[Records contained in a dataset]
==========
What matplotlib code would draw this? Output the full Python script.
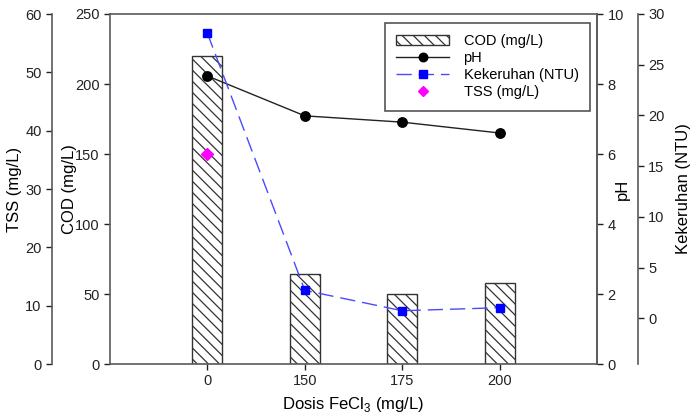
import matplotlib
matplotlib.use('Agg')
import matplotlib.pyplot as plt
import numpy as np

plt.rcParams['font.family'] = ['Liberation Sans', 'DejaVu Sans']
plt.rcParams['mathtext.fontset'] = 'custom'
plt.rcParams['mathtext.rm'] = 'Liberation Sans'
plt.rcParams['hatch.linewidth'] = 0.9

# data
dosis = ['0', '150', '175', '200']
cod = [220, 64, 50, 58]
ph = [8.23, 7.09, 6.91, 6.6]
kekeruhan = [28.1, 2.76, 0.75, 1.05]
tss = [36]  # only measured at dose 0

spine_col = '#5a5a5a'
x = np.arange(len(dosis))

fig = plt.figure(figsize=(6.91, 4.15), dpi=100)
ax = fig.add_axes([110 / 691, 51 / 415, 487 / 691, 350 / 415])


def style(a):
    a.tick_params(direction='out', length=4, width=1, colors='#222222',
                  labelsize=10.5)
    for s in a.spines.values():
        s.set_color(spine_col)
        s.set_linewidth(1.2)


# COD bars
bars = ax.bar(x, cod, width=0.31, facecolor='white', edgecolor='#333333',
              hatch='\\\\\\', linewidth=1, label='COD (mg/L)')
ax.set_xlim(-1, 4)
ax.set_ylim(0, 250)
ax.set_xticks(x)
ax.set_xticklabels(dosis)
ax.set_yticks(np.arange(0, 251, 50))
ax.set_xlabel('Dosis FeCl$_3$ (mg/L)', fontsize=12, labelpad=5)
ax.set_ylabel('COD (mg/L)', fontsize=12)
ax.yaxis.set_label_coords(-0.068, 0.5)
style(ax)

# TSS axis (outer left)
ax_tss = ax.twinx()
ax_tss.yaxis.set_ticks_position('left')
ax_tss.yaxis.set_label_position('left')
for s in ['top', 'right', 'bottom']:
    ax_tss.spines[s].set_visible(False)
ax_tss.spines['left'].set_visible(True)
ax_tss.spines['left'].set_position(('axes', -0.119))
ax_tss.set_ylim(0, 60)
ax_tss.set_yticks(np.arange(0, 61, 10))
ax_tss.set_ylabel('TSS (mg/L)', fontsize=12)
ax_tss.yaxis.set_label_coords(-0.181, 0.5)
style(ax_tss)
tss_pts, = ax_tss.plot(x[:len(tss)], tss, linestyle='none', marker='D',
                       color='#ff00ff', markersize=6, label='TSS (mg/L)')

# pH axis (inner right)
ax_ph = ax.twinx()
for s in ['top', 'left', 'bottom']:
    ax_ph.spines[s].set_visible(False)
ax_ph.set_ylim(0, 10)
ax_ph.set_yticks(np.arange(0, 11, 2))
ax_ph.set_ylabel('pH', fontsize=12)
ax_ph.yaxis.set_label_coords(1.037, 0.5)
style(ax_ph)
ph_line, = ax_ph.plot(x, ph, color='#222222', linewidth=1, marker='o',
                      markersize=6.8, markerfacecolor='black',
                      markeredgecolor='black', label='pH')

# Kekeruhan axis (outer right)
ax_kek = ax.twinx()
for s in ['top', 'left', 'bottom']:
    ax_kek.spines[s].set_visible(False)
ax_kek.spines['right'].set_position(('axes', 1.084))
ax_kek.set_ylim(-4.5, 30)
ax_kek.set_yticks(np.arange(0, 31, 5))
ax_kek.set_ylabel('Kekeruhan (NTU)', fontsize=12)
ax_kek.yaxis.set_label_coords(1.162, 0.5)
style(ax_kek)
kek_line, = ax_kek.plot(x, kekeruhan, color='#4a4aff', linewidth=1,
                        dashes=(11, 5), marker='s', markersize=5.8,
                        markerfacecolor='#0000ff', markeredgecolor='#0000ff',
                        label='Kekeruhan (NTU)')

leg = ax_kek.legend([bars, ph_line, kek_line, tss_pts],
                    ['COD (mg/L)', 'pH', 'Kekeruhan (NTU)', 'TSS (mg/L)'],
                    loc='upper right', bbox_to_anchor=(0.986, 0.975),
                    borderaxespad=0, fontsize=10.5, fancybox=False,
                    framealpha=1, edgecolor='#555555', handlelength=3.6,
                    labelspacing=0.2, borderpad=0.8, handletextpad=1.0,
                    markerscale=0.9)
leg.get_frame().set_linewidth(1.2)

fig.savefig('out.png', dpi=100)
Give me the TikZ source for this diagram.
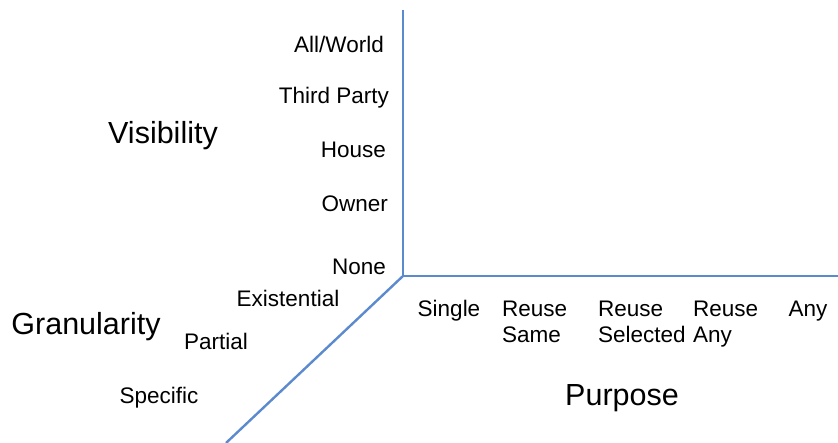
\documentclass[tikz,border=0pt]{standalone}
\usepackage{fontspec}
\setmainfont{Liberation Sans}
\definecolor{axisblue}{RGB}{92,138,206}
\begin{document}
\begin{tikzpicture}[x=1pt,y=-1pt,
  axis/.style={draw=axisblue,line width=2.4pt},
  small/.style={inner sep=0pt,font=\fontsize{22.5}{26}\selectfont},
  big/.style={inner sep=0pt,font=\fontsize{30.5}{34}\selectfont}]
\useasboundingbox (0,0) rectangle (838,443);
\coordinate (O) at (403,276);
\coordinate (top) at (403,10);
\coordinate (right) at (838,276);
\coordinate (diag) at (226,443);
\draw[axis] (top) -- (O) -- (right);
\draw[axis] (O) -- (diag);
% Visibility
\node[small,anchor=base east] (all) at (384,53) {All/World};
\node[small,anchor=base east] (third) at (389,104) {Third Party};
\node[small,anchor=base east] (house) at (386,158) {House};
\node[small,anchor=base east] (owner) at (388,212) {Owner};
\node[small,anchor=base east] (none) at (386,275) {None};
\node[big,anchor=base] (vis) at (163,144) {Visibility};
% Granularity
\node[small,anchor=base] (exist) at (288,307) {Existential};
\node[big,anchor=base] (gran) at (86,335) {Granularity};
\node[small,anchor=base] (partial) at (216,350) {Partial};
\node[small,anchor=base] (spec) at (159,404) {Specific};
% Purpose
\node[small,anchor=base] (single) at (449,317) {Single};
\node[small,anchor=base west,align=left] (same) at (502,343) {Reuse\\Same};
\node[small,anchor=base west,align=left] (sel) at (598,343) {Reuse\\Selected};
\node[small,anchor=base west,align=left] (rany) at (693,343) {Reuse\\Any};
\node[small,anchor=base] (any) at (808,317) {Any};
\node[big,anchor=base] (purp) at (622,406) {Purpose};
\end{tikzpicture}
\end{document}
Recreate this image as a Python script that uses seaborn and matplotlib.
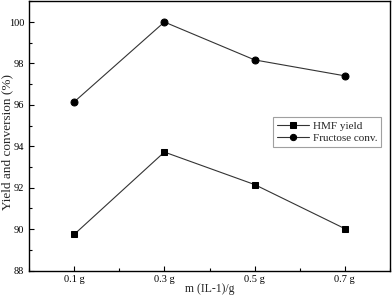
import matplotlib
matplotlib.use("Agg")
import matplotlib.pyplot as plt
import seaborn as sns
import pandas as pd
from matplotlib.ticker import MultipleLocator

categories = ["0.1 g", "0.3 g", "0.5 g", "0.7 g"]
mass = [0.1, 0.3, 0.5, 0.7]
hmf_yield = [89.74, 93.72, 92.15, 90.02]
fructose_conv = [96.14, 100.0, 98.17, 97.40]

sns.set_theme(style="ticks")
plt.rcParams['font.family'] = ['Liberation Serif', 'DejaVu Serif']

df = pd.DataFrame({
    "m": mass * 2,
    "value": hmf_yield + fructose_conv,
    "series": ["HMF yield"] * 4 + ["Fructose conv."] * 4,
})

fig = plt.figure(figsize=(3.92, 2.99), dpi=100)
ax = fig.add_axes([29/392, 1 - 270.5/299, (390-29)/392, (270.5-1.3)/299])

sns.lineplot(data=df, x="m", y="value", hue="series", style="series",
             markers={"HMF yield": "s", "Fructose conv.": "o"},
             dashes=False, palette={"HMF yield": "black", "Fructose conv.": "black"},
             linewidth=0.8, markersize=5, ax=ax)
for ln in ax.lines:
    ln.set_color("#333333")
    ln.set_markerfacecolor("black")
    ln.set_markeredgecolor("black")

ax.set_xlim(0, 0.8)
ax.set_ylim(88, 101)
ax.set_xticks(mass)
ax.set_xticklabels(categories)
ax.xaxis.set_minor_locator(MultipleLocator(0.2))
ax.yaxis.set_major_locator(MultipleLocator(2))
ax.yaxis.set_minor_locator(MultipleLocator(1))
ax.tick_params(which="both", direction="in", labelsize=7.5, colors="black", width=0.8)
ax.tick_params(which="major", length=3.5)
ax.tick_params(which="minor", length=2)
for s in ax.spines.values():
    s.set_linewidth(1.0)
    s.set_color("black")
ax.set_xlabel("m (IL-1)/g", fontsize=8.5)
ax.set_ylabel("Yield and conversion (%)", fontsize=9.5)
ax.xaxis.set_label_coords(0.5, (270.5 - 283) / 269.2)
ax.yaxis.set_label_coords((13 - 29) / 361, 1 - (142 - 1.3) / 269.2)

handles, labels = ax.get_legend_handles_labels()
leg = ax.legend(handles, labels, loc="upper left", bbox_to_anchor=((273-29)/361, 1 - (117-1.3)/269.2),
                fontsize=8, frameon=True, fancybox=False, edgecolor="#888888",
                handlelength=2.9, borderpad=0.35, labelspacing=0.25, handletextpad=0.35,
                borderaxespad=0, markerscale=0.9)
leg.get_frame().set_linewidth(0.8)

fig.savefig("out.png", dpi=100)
==========
▶ Goal:
Working from the entries above, reproduce exactly and only the lines beginning with the line that has "Recreate this image" and ending with the line that has "ax = fig.add_axes([29/392, 1"; omit all pictures.

▶ Result for this exercise:
Recreate this image as a Python script that uses seaborn and matplotlib.
import matplotlib
matplotlib.use("Agg")
import matplotlib.pyplot as plt
import seaborn as sns
import pandas as pd
from matplotlib.ticker import MultipleLocator

categories = ["0.1 g", "0.3 g", "0.5 g", "0.7 g"]
mass = [0.1, 0.3, 0.5, 0.7]
hmf_yield = [89.74, 93.72, 92.15, 90.02]
fructose_conv = [96.14, 100.0, 98.17, 97.40]

sns.set_theme(style="ticks")
plt.rcParams['font.family'] = ['Liberation Serif', 'DejaVu Serif']

df = pd.DataFrame({
    "m": mass * 2,
    "value": hmf_yield + fructose_conv,
    "series": ["HMF yield"] * 4 + ["Fructose conv."] * 4,
})

fig = plt.figure(figsize=(3.92, 2.99), dpi=100)
ax = fig.add_axes([29/392, 1 - 270.5/299, (390-29)/392, (270.5-1.3)/299])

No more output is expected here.